▶ [STORED DATA]
* * * *

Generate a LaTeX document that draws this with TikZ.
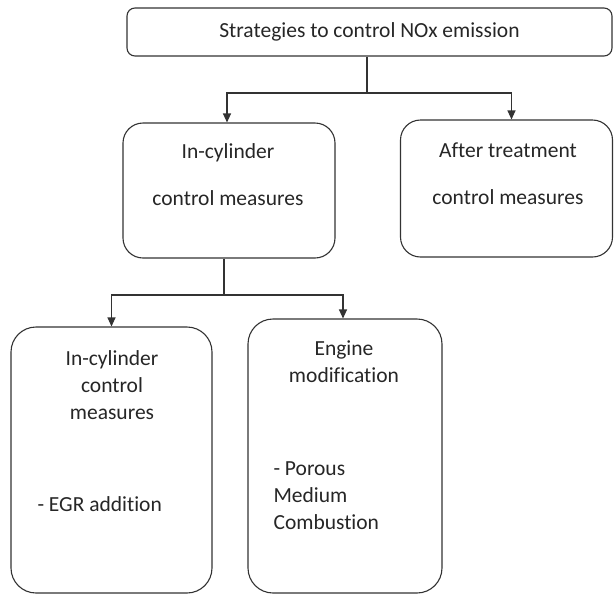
\documentclass[tikz,border=0pt]{standalone}
\usepackage{fontspec}
\setmainfont[Ligatures=CommonOff]{Carlito}
\usetikzlibrary{positioning,arrows.meta,calc}

\tikzset{
  box/.style={draw=black!80,line width=1.1pt},
  lbl/.style={font=\fontsize{21.5}{27}\selectfont,text=black!85,inner sep=0pt},
}

\begin{document}
\begin{tikzpicture}[x=1pt,y=-1pt,>={Triangle[length=9pt,width=8pt]},line width=1.1pt]
\useasboundingbox (0,0) rectangle (614,595);
\node[box,rounded corners=8pt,minimum width=485pt,minimum height=48pt] (top) at (369.5,32) {};
\node[box,rounded corners=20pt,minimum width=212pt,minimum height=135pt] (incyl) at (229,190.5) {};
\node[box,rounded corners=20pt,minimum width=212pt,minimum height=137pt] (after) at (506.5,188.5) {};
\node[box,rounded corners=25pt,minimum width=201pt,minimum height=266pt] (egr) at (111.5,460) {};
\node[box,rounded corners=25pt,minimum width=194pt,minimum height=274pt] (engine) at (345,456) {};

\node[lbl] (toplbl) at (369.5,32) {Strategies to control NOx emission};
\node[lbl,align=center] (incyllbl) at (228,153) {In-cylinder};
\node[lbl,align=center] (incyllbl2) at (228,198) {control measures};
\node[lbl,align=center] (afterlbl) at (508,150) {After treatment};
\node[lbl,align=center] (afterlbl2) at (508,197) {control measures};
\node[lbl,align=center] (egrlbl) at (112,385) {In-cylinder\\control\\measures};
\node[lbl,anchor=west] (egrlbl2) at (37,504) {- EGR addition};
\node[lbl,align=center] (enginelbl) at (344,362) {Engine\\modification};
\node[lbl,align=left,anchor=west] (enginelbl2) at (273,496) {- Porous\\Medium\\Combustion};

\coordinate (split1) at (367,93);
\coordinate (split2) at (224,295);
\draw[black!80] (split1 |- top.south) -- (split1);
\draw[black!80,->] (split1) -| ([xshift=-2pt]incyl.north);
\draw[black!80,->] (split1) -| ([xshift=5pt]after.north);
\draw[black!80] (split2 |- incyl.south) -- (split2);
\draw[black!80,->] (split2) -| (egr.north);
\draw[black!80,->] (split2) -| ([xshift=-2pt]engine.north);
\end{tikzpicture}
\end{document}
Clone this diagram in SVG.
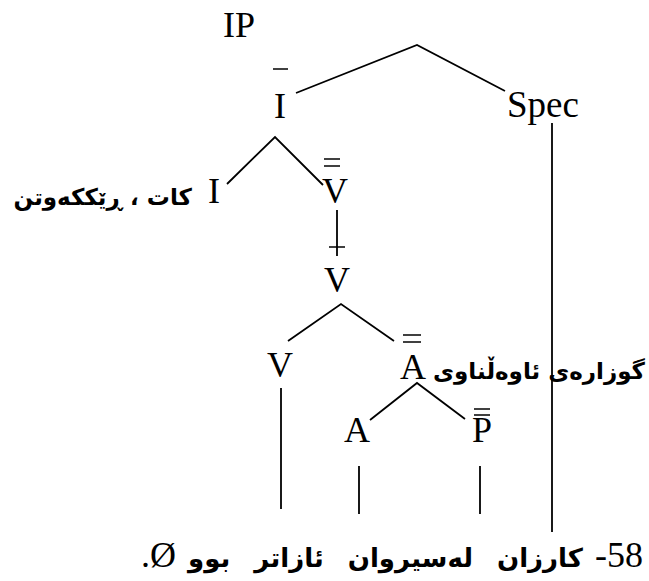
<svg xmlns="http://www.w3.org/2000/svg" width="649" height="581" viewBox="0 0 649 581">
<style>
.t{font-family:"Liberation Serif","Times New Roman",serif;font-size:36px;font-weight:normal;fill:#000}
.ar{font-family:"DejaVu Sans",sans-serif;font-weight:bold;font-size:23px;fill:#000}
.big{font-size:26px}
.ln{stroke:#000;stroke-width:1.8;fill:none;stroke-linecap:butt}
.bar{stroke:#000;stroke-width:1.5;fill:none}
</style>
<rect width="649" height="581" fill="#fff"/>
<g id="connectors">
<path class="ln" d="M296,93 L417,45 L505,91"/>
<path class="ln" d="M227,184 L275,137 L323,185"/>
<line class="ln" x1="337" y1="210" x2="337" y2="256"/>
<path class="ln" d="M288,341 L341,304 L394,341"/>
<path class="ln" d="M370,420 L417,383 L465,419"/>
<line class="ln" x1="552" y1="123" x2="552" y2="532"/>
<line class="ln" x1="281" y1="388" x2="281" y2="509"/>
<line class="ln" x1="359" y1="466" x2="359" y2="514"/>
<line class="ln" x1="480" y1="466" x2="480" y2="514"/>
</g>
<g id="node-IP"><text class="t" x="223" y="37">IP</text></g>
<g id="node-Ibar"><text class="t" x="280" y="118" text-anchor="middle">I</text><line class="bar" x1="273" y1="69" x2="288" y2="69"/></g>
<g id="node-Spec"><text class="t" x="507" y="117" style="font-size:37px">Spec</text></g>
<g id="node-I"><text class="t" x="214" y="203" text-anchor="middle">I</text><text class="ar" x="192" y="205" direction="rtl" text-anchor="start">كات ، ڕێككەوتن</text></g>
<g id="node-Vbarbar"><text class="t" x="335" y="203" text-anchor="middle">V</text><line class="bar" x1="324" y1="159" x2="340" y2="159"/><line class="bar" x1="324" y1="166" x2="340" y2="166"/></g>
<g id="node-Vbar"><text class="t" x="337" y="292" text-anchor="middle">V</text><line class="bar" x1="329" y1="247" x2="345" y2="247"/></g>
<g id="node-V"><text class="t" x="280" y="377" text-anchor="middle">V</text></g>
<g id="node-Abarbar"><text class="t" x="413" y="379" text-anchor="middle">A</text><line class="bar" x1="403" y1="335" x2="421" y2="335"/><line class="bar" x1="403" y1="342" x2="421" y2="342"/><text class="ar" x="645" y="379" direction="rtl" text-anchor="start">گوزارەی ئاوەڵناوی</text></g>
<g id="node-A"><text class="t" x="357" y="442" text-anchor="middle">A</text></g>
<g id="node-Pbarbar"><text class="t" x="482" y="442" text-anchor="middle">P</text><line class="bar" x1="474" y1="409" x2="490" y2="409"/><line class="bar" x1="474" y1="415" x2="490" y2="415"/></g>
<g id="sentence"><text class="ar big" x="643" y="567" direction="rtl" text-anchor="start" word-spacing="3" xml:space="preserve"><tspan class="t">58-</tspan> كارزان  لەسیروان  ئازاتر  بوو <tspan class="t">Ø.</tspan></text></g>
</svg>
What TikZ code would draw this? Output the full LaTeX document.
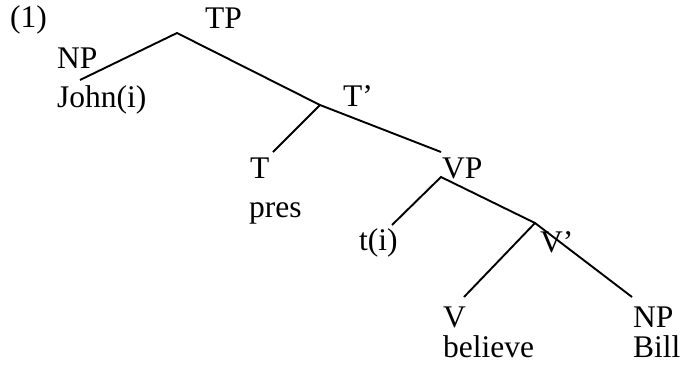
\documentclass[tikz,border=0pt]{standalone}
\usepackage{fontspec}
\setmainfont{Liberation Serif}
\usepackage{tikz}

\begin{document}
\begin{tikzpicture}[
  x=1pt, y=-1pt,
  word/.style={anchor=base west, inner sep=0pt,
               font=\fontsize{31.5}{36}\selectfont},
  branch/.style={line width=1.9pt}
]
  \useasboundingbox (0,0) rectangle (683,370);

  %% Branching points
  \coordinate (tp)    at (177,33);
  \coordinate (npj)   at (80,80);
  \coordinate (tbar)  at (320,105);
  \coordinate (tend)  at (273,152);
  \coordinate (vpin)  at (441,152);
  \coordinate (vp)    at (441,177);
  \coordinate (tiend) at (392,225);
  \coordinate (vbar)  at (535,223);
  \coordinate (vend)  at (464,297);
  \coordinate (npb)   at (632,297);

  %% Labels
  \node[word] (ex)    at (10,27)  {(1)};
  \node[word] (TPl)   at (205,28) {TP};
  \node[word] (NPl)   at (57,68)  {NP};
  \node[word] (john)  at (57,107) {John(i)};
  \node[word] (TBl)   at (343,106) {T’};
  \node[word] (Tl)    at (250,178) {T};
  \node[word] (pres)  at (249,217) {pres};
  \node[word] (VPl)   at (442,178) {VP};
  \node[word] (trace) at (359,250) {t(i)};
  \node[word] (VBl)   at (540,252) {V’};
  \node[word] (Vl)    at (443,327) {V};
  \node[word] (bel)   at (443,357) {believe};
  \node[word] (NPbl)  at (633,327) {NP};
  \node[word] (bill)  at (633,357) {Bill};

  %% Branches
  \draw[branch] (npj) -- (tp) -- (tbar);
  \draw[branch] (tend) -- (tbar) -- (vpin);
  \draw[branch] (tiend) -- (vp) -- (vbar);
  \draw[branch] (vend) -- (vbar) -- (npb);
\end{tikzpicture}
\end{document}
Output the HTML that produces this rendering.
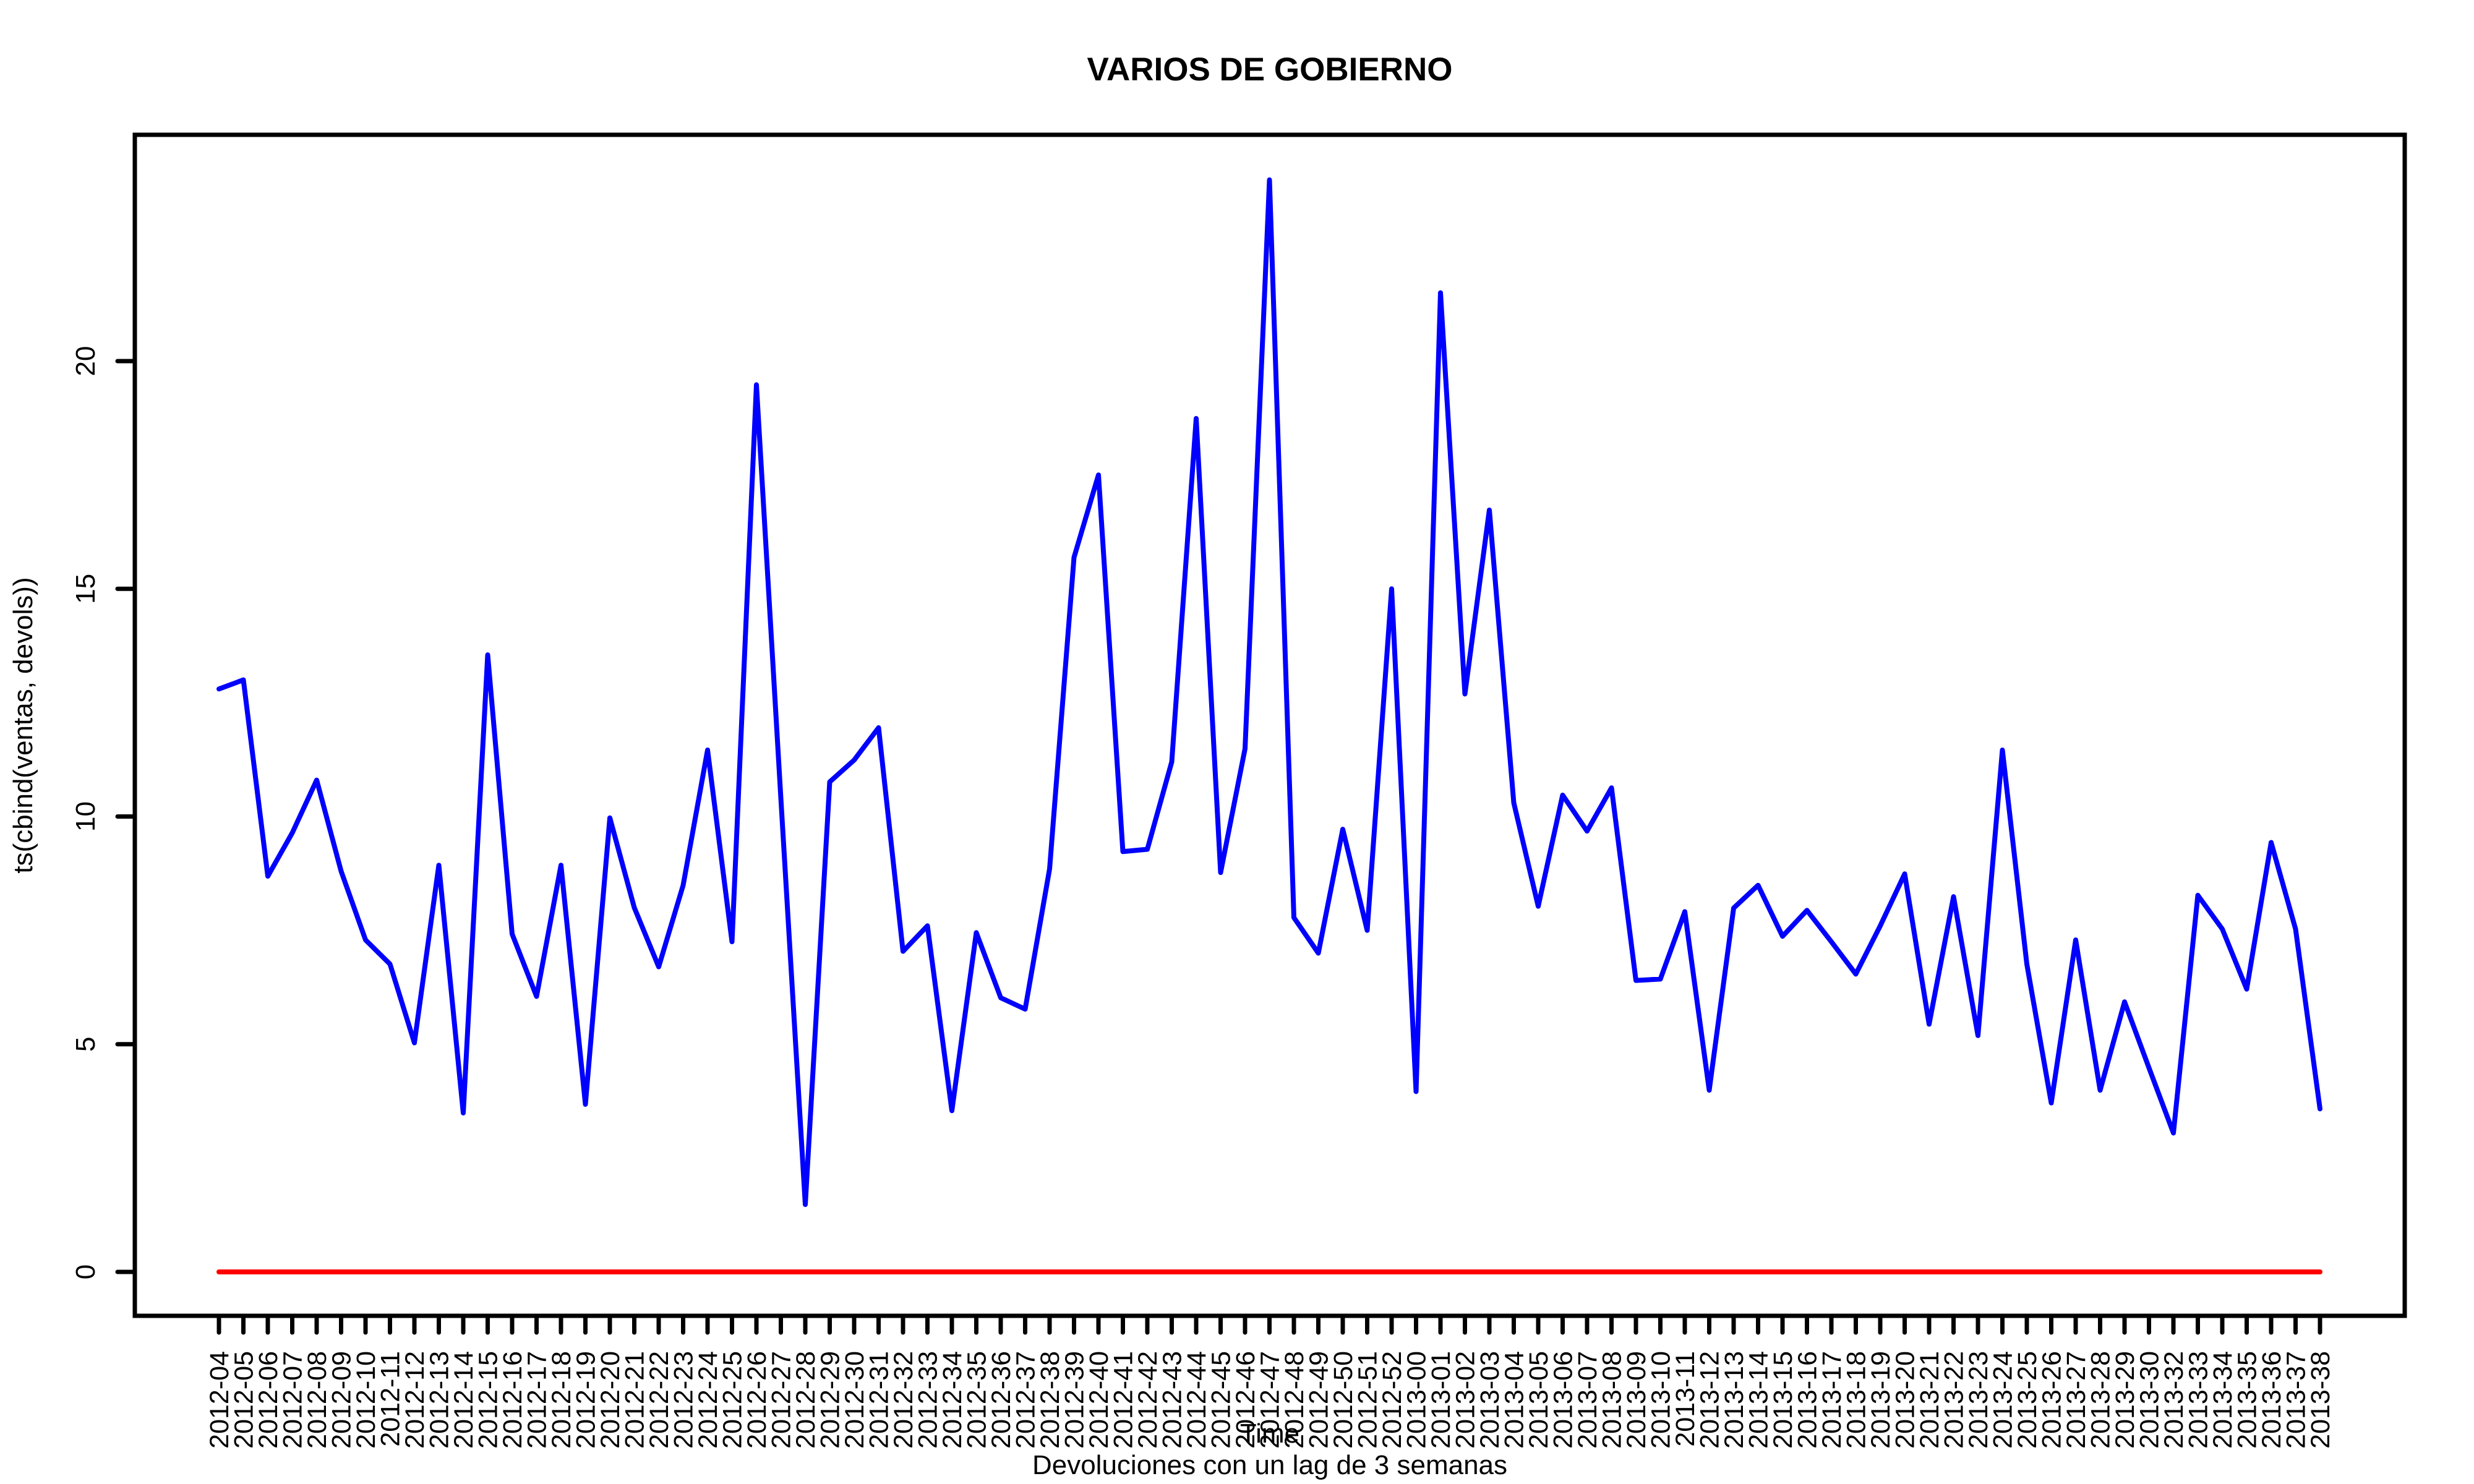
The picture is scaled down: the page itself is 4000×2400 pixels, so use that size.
<!DOCTYPE html>
<html><head><meta charset="utf-8"><style>
html,body{margin:0;padding:0;background:#fff;}
svg{display:block;font-family:"Liberation Sans",Arial,sans-serif;}
</style></head><body>
<svg id="chart" width="4000" height="2400" viewBox="0 0 4000 2400" xmlns="http://www.w3.org/2000/svg">
<rect x="0" y="0" width="4000" height="2400" fill="#fff"/>
<text x="2053" y="130" text-anchor="middle" font-size="53" font-weight="bold">VARIOS DE GOBIERNO</text>
<text x="52" y="1173" text-anchor="middle" font-size="44" transform="rotate(-90 52 1173)">ts(cbind(ventas, devols))</text>
<text x="2053" y="2333" text-anchor="middle" font-size="44">Time</text>
<text x="2053" y="2384" text-anchor="middle" font-size="44">Devoluciones con un lag de 3 semanas</text>
<g id="yaxis"></g>
<g id="xaxis"></g>
<g id="series"></g>
<rect x="218" y="218" width="3670" height="1910" fill="none" stroke="#000" stroke-width="7"/>
</svg>
<script>
const categories = (function(){const a=[];for(let w=4;w<=52;w++)a.push('2012-'+String(w).padStart(2,'0'));for(let w=0;w<=38;w++){if(w===31)continue;a.push('2013-'+String(w).padStart(2,'0'));}return a;})();
const ventasValues = [12.8,13.0,8.69,9.64,10.8,8.8,7.29,6.76,5.03,8.93,3.49,13.55,7.42,6.05,8.93,3.68,9.97,8.0,6.7,8.49,11.46,7.25,19.48,10.4,1.48,10.76,11.24,11.95,7.04,7.6,3.54,7.45,6.02,5.77,8.85,15.69,17.5,9.23,9.28,11.2,18.74,8.77,11.49,23.98,7.78,7.0,9.72,7.5,15.0,3.96,21.5,12.69,16.73,10.3,8.03,10.47,9.68,10.63,6.4,6.43,7.91,3.99,7.99,8.49,7.37,7.94,7.25,6.54,7.6,8.74,5.44,8.24,5.19,11.46,6.76,3.71,7.29,3.99,5.93,4.48,3.05,8.27,7.53,6.21,9.43,7.53,3.58];
const devolsValues = categories.map(()=>0);
const yTicks = [0,5,10,15,20];

const NS='http://www.w3.org/2000/svg';
const x0=354, x1=3751, yZero=2057, yUnit=73.65;
function xPos(i){return x0+(x1-x0)*i/(categories.length-1);}
function yPos(v){return yZero-v*yUnit;}
function mk(tag,attrs,parent){const e=document.createElementNS(NS,tag);for(const k in attrs)e.setAttribute(k,attrs[k]);parent.appendChild(e);return e;}

const ya=document.getElementById('yaxis');
yTicks.forEach(t=>{
  const y=yPos(t);
  const l=mk('line',{x1:190,x2:218,y1:y,y2:y,stroke:'#000','stroke-width':7,'stroke-linecap':'round'},ya);
  
  
  const tx=mk('text',{x:153,y:y,'text-anchor':'middle','font-size':44,transform:`rotate(-90 153 ${y})`},ya);
  
  
  tx.textContent=t;
});
const xa=document.getElementById('xaxis');
categories.forEach((c,i)=>{
  const x=xPos(i);
  const l=mk('line',{x1:x,x2:x,y1:2128,y2:2155,stroke:'#000','stroke-width':7,'stroke-linecap':'round'},xa);
  
  
  const tx=mk('text',{x:x+15,y:2185,'text-anchor':'end','font-size':43,transform:`rotate(-90 ${x+15} 2185)`},xa);
  
  
  tx.textContent=c;
});
const sg=document.getElementById('series');
const pts1=ventasValues.map((v,i)=>xPos(i)+','+yPos(v)).join(' ');
const p1=mk('polyline',{points:pts1,fill:'none',stroke:'#0000ff','stroke-width':8,'stroke-linejoin':'round','stroke-linecap':'round'},sg);


const pts2=devolsValues.map((v,i)=>xPos(i)+','+yPos(v)).join(' ');
const p2=mk('polyline',{points:pts2,fill:'none',stroke:'#ff0000','stroke-width':8,'stroke-linejoin':'round','stroke-linecap':'round'},sg);


</script>
</body></html>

* * * *

Leave out the pictures and transcribe exactly the lines from the one containing "What TikZ code" through the one containing "Output the HTML that produces this rendering.".

▶ [ANSWER TO THIS PROBLEM]
What TikZ code would draw this? Output the full LaTeX document.
\documentclass[tikz,border=0pt]{standalone}
\usepackage{fontspec}
\setmainfont{Liberation Serif}
\usepackage{tikz}

\begin{document}
\begin{tikzpicture}[
  x=1pt, y=-1pt,
  word/.style={anchor=base west, inner sep=0pt,
               font=\fontsize{31.5}{36}\selectfont},
  branch/.style={line width=1.9pt}
]
  \useasboundingbox (0,0) rectangle (683,370);

  %% Branching points
  \coordinate (tp)    at (177,33);
  \coordinate (npj)   at (80,80);
  \coordinate (tbar)  at (320,105);
  \coordinate (tend)  at (273,152);
  \coordinate (vpin)  at (441,152);
  \coordinate (vp)    at (441,177);
  \coordinate (tiend) at (392,225);
  \coordinate (vbar)  at (535,223);
  \coordinate (vend)  at (464,297);
  \coordinate (npb)   at (632,297);

  %% Labels
  \node[word] (ex)    at (10,27)  {(1)};
  \node[word] (TPl)   at (205,28) {TP};
  \node[word] (NPl)   at (57,68)  {NP};
  \node[word] (john)  at (57,107) {John(i)};
  \node[word] (TBl)   at (343,106) {T’};
  \node[word] (Tl)    at (250,178) {T};
  \node[word] (pres)  at (249,217) {pres};
  \node[word] (VPl)   at (442,178) {VP};
  \node[word] (trace) at (359,250) {t(i)};
  \node[word] (VBl)   at (540,252) {V’};
  \node[word] (Vl)    at (443,327) {V};
  \node[word] (bel)   at (443,357) {believe};
  \node[word] (NPbl)  at (633,327) {NP};
  \node[word] (bill)  at (633,357) {Bill};

  %% Branches
  \draw[branch] (npj) -- (tp) -- (tbar);
  \draw[branch] (tend) -- (tbar) -- (vpin);
  \draw[branch] (tiend) -- (vp) -- (vbar);
  \draw[branch] (vend) -- (vbar) -- (npb);
\end{tikzpicture}
\end{document}
Output the HTML that produces this rendering.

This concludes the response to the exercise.